JimmXinu / FanFicFare

FanFicFare is a tool for making eBooks from stories on fanfiction and other web sites.
Other
746 stars 158 forks source link

Python CLI Beautiful Soup 4 Warning #894

Closed duplaja closed 1 year ago

duplaja commented 1 year ago

Hello! I recently started getting the following bs4 warning, when using the CLI tool to update existing stories:

/python3.10/site-packages/bs4/builder/__init__.py:545: XMLParsedAsHTMLWarning: It looks like you're parsing an XML document using an HTML parser. If this really is an HTML document (maybe it's XHTML?), you can ignore or filter this warning. If it's XML, you should know that using an XML parser will be more reliable. To parse this document as XML, make sure you have the lxml package installed, and pass the keyword argumentfeatures="xml"into the BeautifulSoup constructor. warnings.warn( It does seem to be working, but figured I'd pass this along.
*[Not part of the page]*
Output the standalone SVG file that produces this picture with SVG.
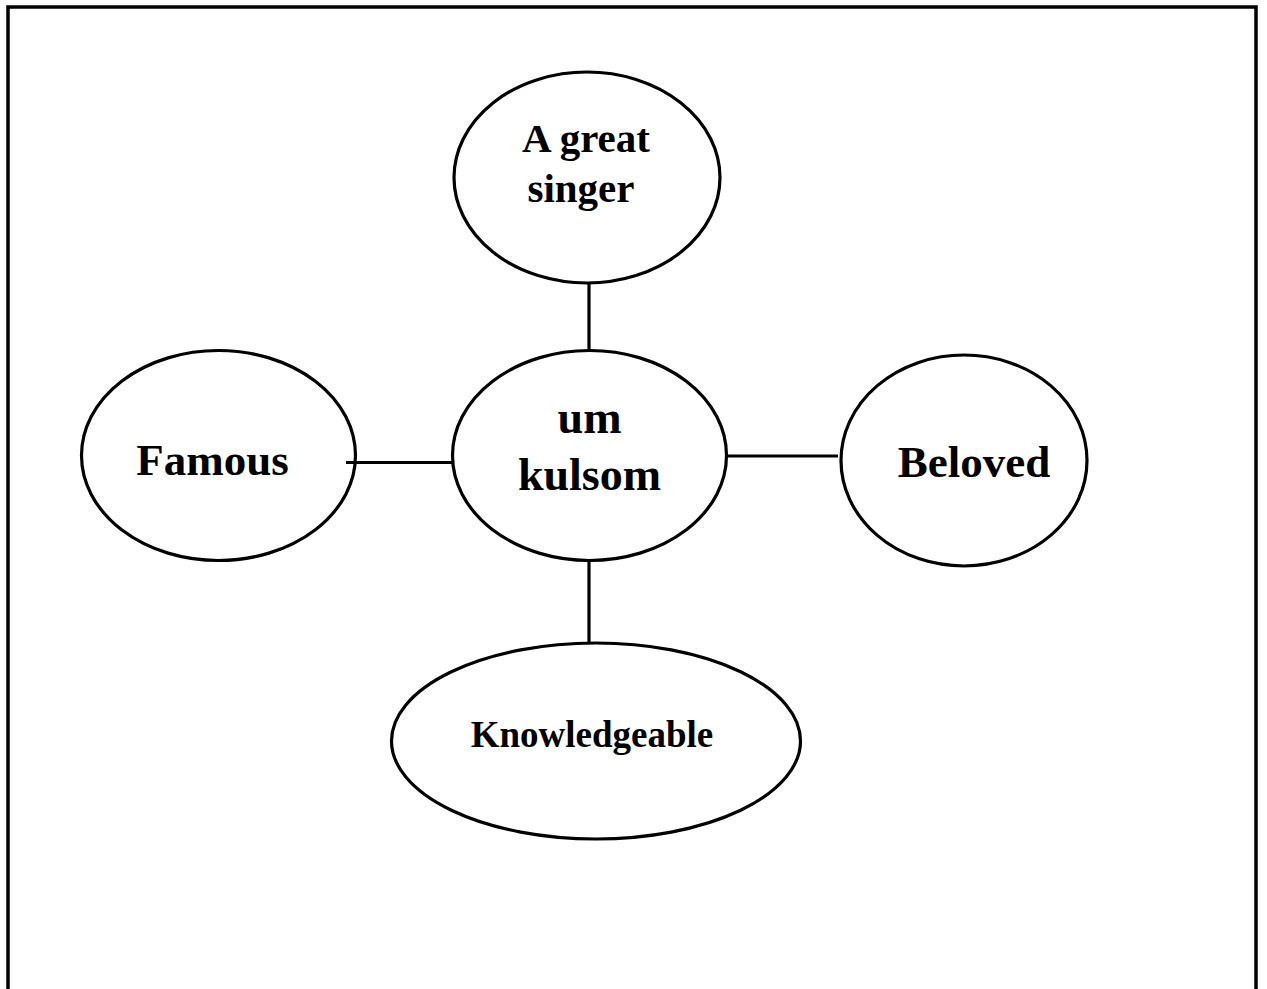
<svg xmlns="http://www.w3.org/2000/svg" width="1267" height="989" viewBox="0 0 1267 989">
  <style>
    .frame { fill: none; stroke: #000; stroke-width: 3.5; }
    .node { fill: #fff; stroke: #000; stroke-width: 3.2; }
    .link { stroke: #000; stroke-width: 3.2; fill: none; }
    .label { font-family: "Liberation Serif", "Times New Roman", serif; font-weight: bold; fill: #000; text-anchor: middle; }
  </style>
  <rect width="1267" height="989" fill="#fff"/>
  <!-- outer frame, open at the bottom -->
  <path class="frame" d="M8,995 V7 H1256 V995"/>

  <g id="node-singer">
    <ellipse class="node" cx="587" cy="177.5" rx="133" ry="105.5"/>
    <text class="label" font-size="41" x="586" y="152">A great</text>
    <text class="label" font-size="41" x="581" y="202">singer</text>
  </g>

  <g id="node-center">
    <ellipse class="node" cx="589.5" cy="455.5" rx="137" ry="105"/>
    <text class="label" font-size="46" x="589.5" y="433">um</text>
    <text class="label" font-size="46" x="589.5" y="490">kulsom</text>
  </g>

  <g id="node-famous">
    <ellipse class="node" cx="218.5" cy="455.5" rx="137" ry="105"/>
    <text class="label" font-size="45" x="212.5" y="475">Famous</text>
  </g>

  <g id="node-beloved">
    <ellipse class="node" cx="964" cy="460.5" rx="123" ry="105.5"/>
    <text class="label" font-size="45" x="974" y="477">Beloved</text>
  </g>

  <g id="node-knowledgeable">
    <ellipse class="node" cx="596" cy="741" rx="204.5" ry="98"/>
    <text class="label" font-size="37" x="592" y="747">Knowledgeable</text>
  </g>

  <!-- connectors drawn last so the short stub inside "Famous" stays visible -->
  <g id="connectors">
    <line class="link" x1="589" y1="283" x2="589" y2="351"/>
    <line class="link" x1="346" y1="462.5" x2="453" y2="462.5"/>
    <line class="link" x1="726" y1="456" x2="838" y2="456"/>
    <line class="link" x1="589" y1="560" x2="589" y2="643"/>
  </g>
</svg>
JimmXinu commented 1 year ago

Yeah, in theory EPUBs (v2 anyway) are XHTML, which is supposed to be XML. In practice, it's HTML which is significantly less rigid.

However, the files are declared to be XHTML still to make epub checkers and some readers happy. Actually using an XML parser fails laughably hard on virtually all HTML pages.

So I guess you're left with ignoring it, because I don't think it's a good idea for FFF to start filtering warnings.

mcepl commented 1 year ago

Well, you can filter out this one particular warning. I will send a patch.

rala72 commented 4 months ago

@mcepl can you send me this patch as well please?

And can this be documented somewhere please - I have the log right now as well, but it works fine.

mcepl commented 4 months ago

@mcepl can you send me this patch as well please?

From 8553619c08c02cbe9fa958812bf561d793c74ff5 Mon Sep 17 00:00:00 2001
From: =?UTF-8?q?Mat=C4=9Bj=20Cepl?= <mcepl@cepl.eu>
Date: Sat, 10 Jun 2023 14:17:15 +0200
Subject: [PATCH] Ignore BS4 XML compatibility warning.

---
 fanficfare/epubutils.py | 7 +++++--
 1 file changed, 5 insertions(+), 2 deletions(-)

diff --git a/fanficfare/epubutils.py b/fanficfare/epubutils.py
index 858f5640..a31bf498 100644
--- a/fanficfare/epubutils.py
+++ b/fanficfare/epubutils.py
@@ -10,6 +10,7 @@ logger = logging.getLogger(__name__)

 import os
 import re
+import warnings
 from collections import defaultdict
 from zipfile import ZipFile, ZIP_STORED, ZIP_DEFLATED
 from xml.dom.minidom import parseString
@@ -460,8 +461,10 @@ def make_soup(data):

     ## soup and re-soup because BS4/html5lib is more forgiving of
     ## incorrectly nested tags that way.
-    soup = bs4.BeautifulSoup(data,'html5lib')
-    soup = bs4.BeautifulSoup(unicode(soup),'html5lib')
+    with warnings.catch_warnings():
+        warnings.simplefilter("ignore")
+        soup = bs4.BeautifulSoup(data,'html5lib')
+        soup = bs4.BeautifulSoup(unicode(soup),'html5lib')

     for ns in soup.find_all('fff_hide_noscript'):
         ns.name = 'noscript'
-- 
2.44.0

(git am should be happy with this)

JimmXinu commented 4 months ago

That's actually a lot more targeted than I thought.

Plus, I couldn't get bs4 to emit any other warning or error regardless of how I mangled the HTML source. So suppressing warnings there doesn't look like we lose anything useful.

Thanks mcepl. I've included this patch and uploaded a new CLI version with it.

rala72 commented 4 months ago

uploaded a new CLI version with it

where can I find it?
I neither saw one in releases nor pip 🤔

JimmXinu commented 4 months ago

Test Versions

mcepl commented 4 months ago

Thanks mcepl. I've included this patch and uploaded a new CLI version with it.

Just a nit (and I don’t ask you to change anything): if you used git am you would get proper attribution of the commit to me and the correct date of it.

JimmXinu commented 4 months ago

I confess I don't collab with other devs often enough to know all the possibilities. But I'll try to remember if it comes up again.